AVS 66th International Symposium & Exhibition | |
2D Materials | Tuesday Sessions |
Session 2D-TuP |
Session: | 2D Poster Session |
Presenter: | Li Gao, California State University Northridge |
Authors: | J. Neilson, California State University, Northridge H. Chinkezian, California State University, Northridge H. Phirke, California State University, Northridge A. Osei-Twumasi, California State University, Northridge Y. Li, Peking University, China C. Chichiri, California State University, Northridge J. Cho, Myongji University, Korea K. Palotás, Hungarian Academy of Sciences, Hungary L. Gan, Peking University, China S.J. Garrett, California State University, Northridge K.C. Lau, California State University, Northridge L. Gao, California State University Northridge |
Correspondent: | Click to Email |
The nitrogen-containing sole precursor azafullerene has been used for the synthesis of nitrogen-doped graphene on the Cu(111) surface.
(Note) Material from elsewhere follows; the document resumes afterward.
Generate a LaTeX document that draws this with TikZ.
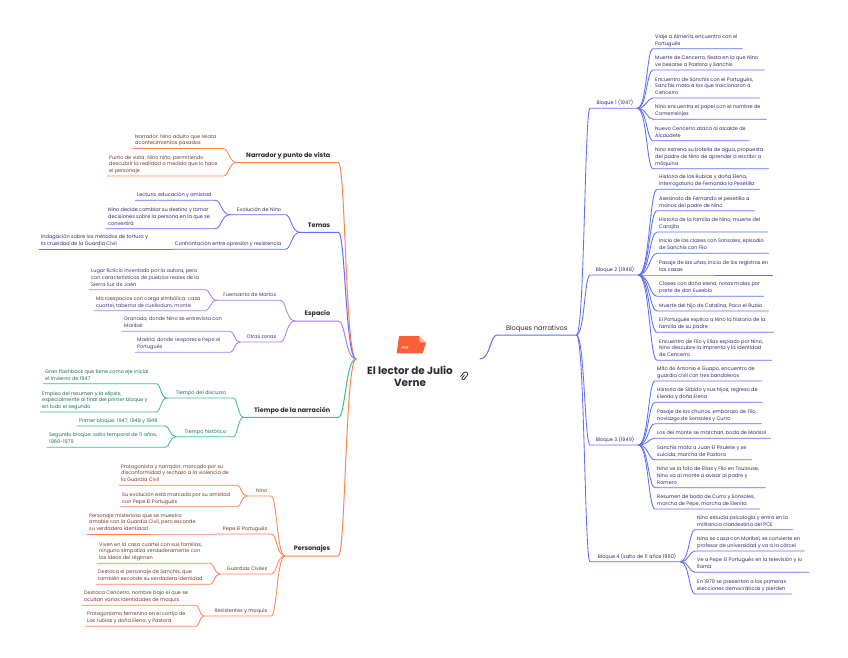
\documentclass[tikz,border=0pt]{standalone}
\usepackage{fontspec}
\setmainfont{Poppins}
\usetikzlibrary{calc}
\definecolor{orangeL}{HTML}{FF8452}
\definecolor{blueL}{HTML}{5F6FF7}
\definecolor{purpleL}{HTML}{A97FF5}
\definecolor{greenL}{HTML}{3FBF8A}
\definecolor{brownT}{HTML}{6E3B2C}
\definecolor{navyT}{HTML}{2E2C70}
\definecolor{purpleT}{HTML}{46366E}
\definecolor{greenT}{HTML}{1F6E52}
\definecolor{inkT}{HTML}{2B2B33}
\definecolor{pdfA}{HTML}{F9603A}
\definecolor{pdfB}{HTML}{FBB9A4}
\tikzset{
  lab/.style={anchor=south west,inner xsep=0pt,inner ysep=1.5pt,font=\fontsize{5}{6.65}\selectfont},
  boss/.style={lab,inner ysep=2.5pt,font=\fontsize{6.4}{8}\selectfont\bfseries,text=inkT},
  wire/.style={line width=0.85pt,line cap=round},
  trunk/.style={line width=1pt,line cap=round},
}
% leaf: name x1 x2 y colour text
\newcommand\leaf[6]{\pgfmathsetmacro\myw{#3-#2}%
  \node[lab,text=#5] (#1) at (#2,#4) {\makebox[\myw pt][l]{\hspace*{2pt}\begin{tabular}[b]{@{}l@{}}#6\end{tabular}}};}
% mid: name x1 x2 y inset colour text
\newcommand\midn[7]{\pgfmathsetmacro\myw{#3-#2}%
  \node[lab,text=#6] (#1) at (#2,#4) {\makebox[\myw pt][r]{#7\hspace*{#5pt}}\strut};}
\newcommand\bossn[5]{\pgfmathsetmacro\myw{#3-#2}%
  \node[boss] (#1) at (#2,#4) {\makebox[\myw pt][r]{#5\hspace*{8pt}}\strut};}
% link: from, bend end, far end, style
\newcommand\link[4]{\draw[#4] let \p1=(#1),\p2=(#2),\n1={\x1+0.6*(\x2-\x1)} in (\p1) .. controls (\n1,\y1) and (\n1,\y2) .. (\p2) -- (#3);}
\newcommand\lf[3]{\link{#1.south west}{#2.south east}{#2.south west}{wire,#3}}
\newcommand\rt[3]{\link{#1.south east}{#2.south west}{#2.south east}{wire,#3}}
\begin{document}
\begin{tikzpicture}[x=1pt,y=-1pt]
\useasboundingbox[fill=white] (0,0) rectangle (848,658);
\coordinate (rootL) at (356,359);
\coordinate (rootR) at (480,359);
% centre
\fill[pdfA] (399,336) -- (419,336) -- (426,342.7) -- (422.7,353.3) -- (396.7,353.3) -- cycle;
\fill[pdfB] (419,336) -- (426,342.7) -- (420,342) -- cycle;
\node[inner sep=0pt,text=white,font=\fontsize{4}{4}\selectfont\itshape] (pdf) at (405.3,348.3) {PDF};
\node[inner sep=0pt,align=center,text=inkT,font=\fontsize{10.4}{12.7}\selectfont\bfseries] (root) at (410,376.5) {El lector de Julio\\Verne};
\begin{scope}[shift={(464,376.7)},x=1pt,y=1pt,rotate=-40]
\draw[line width=0.8pt,inkT,line cap=round] (-0.7,1.5) -- (-0.7,-2.4) arc (180:360:1.2) -- (1.7,3) arc (0:180:2.2) -- (-2.7,-2);
\end{scope}
% left: Narrador
\bossn{b1}{237}{338}{162.5}{Narrador y punto de vista}
\leaf{l11}{133}{223}{148.5}{brownT}{Narrador: Nino adulto que relata\\acontecimientos pasados}
\leaf{l12}{107}{223}{176}{brownT}{Punto de vista: Nino niño, permitiendo\\descubrir la realidad a medida que lo hace\\el personaje}
\link{rootL}{b1.south east}{b1.south west}{trunk,orangeL}
\lf{b1}{l11}{orangeL}\lf{b1}{l12}{orangeL}
% Temas
\bossn{b2}{300}{338}{232.3}{Temas}
\midn{m21}{230}{285}{214.7}{4}{navyT}{Evolución de Nino}
\midn{m22}{172}{285}{249.3}{4}{navyT}{Confrontación entre opresión y resistencia}
\leaf{l211}{135}{215}{200.3}{navyT}{Lectura, educación y amistad}
\leaf{l212}{106}{215}{228.7}{navyT}{Nino decide cambiar su destino y tomar\\decisiones sobre la persona en la que se\\convertirá}
\leaf{l221}{39}{172}{249.3}{navyT}{Indagación sobre los métodos de tortura y\\la crueldad de la Guardia Civil}
\link{rootL}{b2.south east}{b2.south west}{trunk,blueL}
\lf{b2}{m21}{blueL}\lf{b2}{m22}{blueL}
\lf{m21}{l211}{blueL}\lf{m21}{l212}{blueL}\lf{m22}{l221}{blueL}
% Espacio
\bossn{b3}{295}{338}{321}{Espacio}
\midn{m31}{217}{280}{300.3}{4}{purpleT}{Fuensanta de Martos}
\midn{m32}{240}{280}{342}{4}{purpleT}{Otras zonas}
\leaf{l311}{89}{205}{289.7}{purpleT}{Lugar ficticio inventado por la autora, pero\\con características de pueblos reales de la\\Sierra Sur de Jaén}
\leaf{l312}{94}{205}{310.7}{purpleT}{Microespacios con carga simbólica: casa\\cuartel, taberna de cuelloduro, monte}
\leaf{l321}{122}{230}{331.3}{purpleT}{Granada, donde Nino se entrevista con\\Maribel}
\leaf{l322}{135}{230}{352.3}{purpleT}{Madrid, donde reaparece Pepe el\\Portugués}
\link{rootL}{b3.south east}{b3.south west}{trunk,purpleL}
\lf{b3}{m31}{purpleL}\lf{b3}{m32}{purpleL}
\lf{m31}{l311}{purpleL}\lf{m31}{l312}{purpleL}\lf{m32}{l321}{purpleL}\lf{m32}{l322}{purpleL}
% Tiempo
\bossn{b4}{244}{338}{417.3}{Tiempo de la narración}
\midn{m41}{167}{233}{398}{7}{greenT}{Tiempo del discurso}
\midn{m42}{176}{233}{436.7}{7}{greenT}{Tiempo histórico}
\leaf{l411}{43}{156}{383.7}{greenT}{Gran flashback que tiene como eje inicial\\el invierno de 1947}
\leaf{l412}{40}{156}{412}{greenT}{Empleo del resumen y la elipsis,\\especialmente al final del primer bloque y\\en todo el segundo}
\leaf{l421}{77}{165}{426}{greenT}{Primer bloque: 1947, 1948 y 1949}
\leaf{l422}{47}{165}{447.3}{greenT}{Segundo bloque: salto temporal de 11 años,\\1960-1979}
\link{rootL}{b4.south east}{b4.south west}{trunk,greenL}
\lf{b4}{m41}{greenL}\lf{b4}{m42}{greenL}
\lf{m41}{l411}{greenL}\lf{m41}{l412}{greenL}\lf{m42}{l421}{greenL}\lf{m42}{l422}{greenL}
% Personajes
\bossn{b5}{285}{338}{556}{Personajes}
\midn{m51}{247}{271}{496}{4}{brownT}{Nino}
\midn{m52}{216}{271}{534}{4}{brownT}{Pepe El Portugués}
\midn{m53}{220}{271}{574}{4}{brownT}{Guardias Civiles}
\midn{m54}{204}{271}{616}{4}{brownT}{Resistentes y maquis}
\leaf{l511}{119}{237}{485.3}{brownT}{Protagonista y narrador, marcado por su\\disconformidad y rechazo a la violencia de\\la Guardia Civil}
\leaf{l512}{120}{237}{506.7}{brownT}{Su evolución está marcada por su amistad\\con Pepe El Portugués}
\leaf{l521}{87}{216}{534}{brownT}{Personaje misterioso que se muestra\\amable con la Guardia Civil, pero esconde\\su verdadera identidad}
\leaf{l531}{97}{210}{563.3}{brownT}{Viven en la casa cuartel con sus familias,\\ninguno simpatiza verdaderamente con\\las ideas del régimen}
\leaf{l532}{96}{210}{584.3}{brownT}{Destaca el personaje de Sanchís, que\\también esconde su verdadera identidad}
\leaf{l541}{82}{196}{605.3}{brownT}{Destaca Cencerro, nombre bajo el que se\\ocultan varias identidades de maquis}
\leaf{l542}{85}{196}{626.3}{brownT}{Protagonismo femenino en el cortijo de\\Las rubias y doña Elena, y Pastora}
\link{rootL}{b5.south east}{b5.south west}{trunk,orangeL}
\lf{b5}{m51}{orangeL}\lf{b5}{m52}{orangeL}\lf{b5}{m53}{orangeL}\lf{b5}{m54}{orangeL}
\lf{m51}{l511}{orangeL}\lf{m51}{l512}{orangeL}\lf{m52}{l521}{orangeL}
\lf{m53}{l531}{orangeL}\lf{m53}{l532}{orangeL}\lf{m54}{l541}{orangeL}\lf{m54}{l542}{orangeL}
% right
\pgfmathsetmacro\myw{576-497}
\node[lab,inner ysep=2.2pt,text=inkT,font=\fontsize{6.6}{7}\selectfont] (br) at (497,335) {\makebox[\myw pt][c]{Bloques narrativos}\strut};
\link{rootR}{br.south west}{br.south east}{trunk,blueL}
\midn{r1}{590}{637}{108.3}{4}{navyT}{Bloque 1 (1947)}
\midn{r2}{590}{638}{275}{4}{navyT}{Bloque 2 (1948)}
\midn{r3}{590}{638}{445}{4}{navyT}{Bloque 3 (1949)}
\midn{r4}{590}{680}{561.7}{4}{navyT}{Bloque 4 (salto de 11 años 1960)}
\rt{br}{r1}{blueL}\rt{br}{r2}{blueL}\rt{br}{r3}{blueL}\rt{br}{r4}{blueL}
% Bloque 1
\leaf{a1}{653}{742}{48.7}{navyT}{Viaje a Almería, encuentro con el\\Portugués}
\leaf{a2}{653}{764}{70}{navyT}{Muerte de Cencerro, fiesta en la que Nino\\ve besarse a Pastora y Sanchís}
\leaf{a3}{653}{759}{98}{navyT}{Encuentro de Sanchís con el Portugués,\\Sanchís mata a los que traicionaron a\\Cencerro}
\leaf{a4}{653}{766}{119.3}{navyT}{Nino encuentra el papel con el nombre de\\Comerrelojes}
\leaf{a5}{653}{748}{140.7}{navyT}{Nuevo Cencerro ataca al alcalde de\\Alcaudete}
\leaf{a6}{653}{768}{168.7}{navyT}{Nino estrena su botella de agua, propuesta\\del padre de Nino de aprender a escribir a\\máquina}
\rt{r1}{a1}{blueL}\rt{r1}{a2}{blueL}\rt{r1}{a3}{blueL}\rt{r1}{a4}{blueL}\rt{r1}{a5}{blueL}\rt{r1}{a6}{blueL}
% Bloque 2
\leaf{c1}{657}{759}{189.3}{navyT}{Historia de las Rubias y doña Elena,\\interrogatorio de Fernanda la Pesetilla}
\leaf{c2}{657}{754}{210.7}{navyT}{Asesinato de Fernando el pesetilla a\\manos del padre de Nino}
\leaf{c3}{657}{767}{232}{navyT}{Historia de la familia de Nino, muerte del\\Carajita}
\leaf{c4}{657}{768}{253.3}{navyT}{Inicio de las clases con Sonsoles, episodio\\de Sanchís con Filo}
\leaf{c5}{657}{772}{275}{navyT}{Pasaje de las uñas, inicio de los registros en\\las casas}
\leaf{c6}{657}{763}{296.3}{navyT}{Clases con doña elena, notas malas por\\parte de don Eusebio}
\leaf{c7}{657}{768}{311}{navyT}{Muerte del hijo de Catalina, Paco el Rubio}
\leaf{c8}{657}{773}{332.3}{navyT}{El Portugués explica a Nino la historia de la\\familia de su padre}
\leaf{c9}{657}{771}{360.3}{navyT}{Encuentro de Filo y Elías espiado por Nino,\\Nino descubre la imprenta y la identidad\\de Cencerro}
\rt{r2}{c1}{blueL}\rt{r2}{c2}{blueL}\rt{r2}{c3}{blueL}\rt{r2}{c4}{blueL}\rt{r2}{c5}{blueL}\rt{r2}{c6}{blueL}\rt{r2}{c7}{blueL}\rt{r2}{c8}{blueL}\rt{r2}{c9}{blueL}
% Bloque 3
\leaf{d1}{655}{761}{381}{navyT}{Mito de Antonio e Guapo, encuentro de\\guardia civil con tres bandoleros}
\leaf{d2}{655}{762}{402.3}{navyT}{Historia de Silbido y sus hijos, regreso de\\Elenita y doña Elena}
\leaf{d3}{655}{761}{423.7}{navyT}{Pasaje de los churros, embarazo de Filo,\\noviazgo de Sonsoles y Curro}
\leaf{d4}{655}{770}{438.3}{navyT}{Los del monte se marchan, boda de Marisol}
\leaf{d5}{655}{751}{459.7}{navyT}{Sanchís mata a Juan El Pirulete y se\\suicida, marcha de Pastora}
\leaf{d6}{655}{765}{487.7}{navyT}{Nino ve la foto de Elías y Filo en Toulouse,\\Nino va al monte a avisar al padre y\\Romero}
\leaf{d7}{655}{759}{509}{navyT}{Resumen de boda de Curro y Sonsoles,\\marcha de Pepe, marcha de Elenita}
\rt{r3}{d1}{blueL}\rt{r3}{d2}{blueL}\rt{r3}{d3}{blueL}\rt{r3}{d4}{blueL}\rt{r3}{d5}{blueL}\rt{r3}{d6}{blueL}\rt{r3}{d7}{blueL}
% Bloque 4
\leaf{e1}{695}{792}{529.7}{navyT}{Nino estudia psicología y entra en la\\militancia clandestina del PCE}
\leaf{e2}{695}{804}{551}{navyT}{Nino se casa con Maribel, se convierte en\\profesor de universidad y va a la cárcel}
\leaf{e3}{695}{808.5}{572.3}{navyT}{Ve a Pepe El Portugués en la televisión y lo\\llama}
\leaf{e4}{695}{791}{594}{navyT}{En 1979 se presentan a las primeras\\elecciones democráticas y pierden}
\rt{r4}{e1}{blueL}\rt{r4}{e2}{blueL}\rt{r4}{e3}{blueL}\rt{r4}{e4}{blueL}
\end{tikzpicture}
\end{document}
The synthesis process, doping properties, and doping-induced variation of local work function of graphene have been studied on the atomic scale by combing scanning tunneling microscopy/spectroscopy, X-ray photoelectron spectroscopy, and density functional theory calculations. Most nitrogen dopants are at the edges of graphene islands and the graphene domain boundaries with the pyridinic configuration. Graphitic nitrogen dopants arrange into curved lines within graphene islands after multiple growth cycles, which results from a doping process guided by the edges of graphene islands. The doping-induced variation of local work function of the graphene surface has been measured on the atomic scale by recording spatially resolved field emission resonances. We find that the local work function strongly depends on the atomic bonding configuration and concentration of nitrogen dopants. The local work function decreases for graphitic nitrogen doping but increases for pyridinic nitrogen doping. This work provides new atomic-scale insights into the process for incorporating nitrogen atoms into the graphene lattice as well as the correlations between the type of nitrogen doping and the variation of local work function.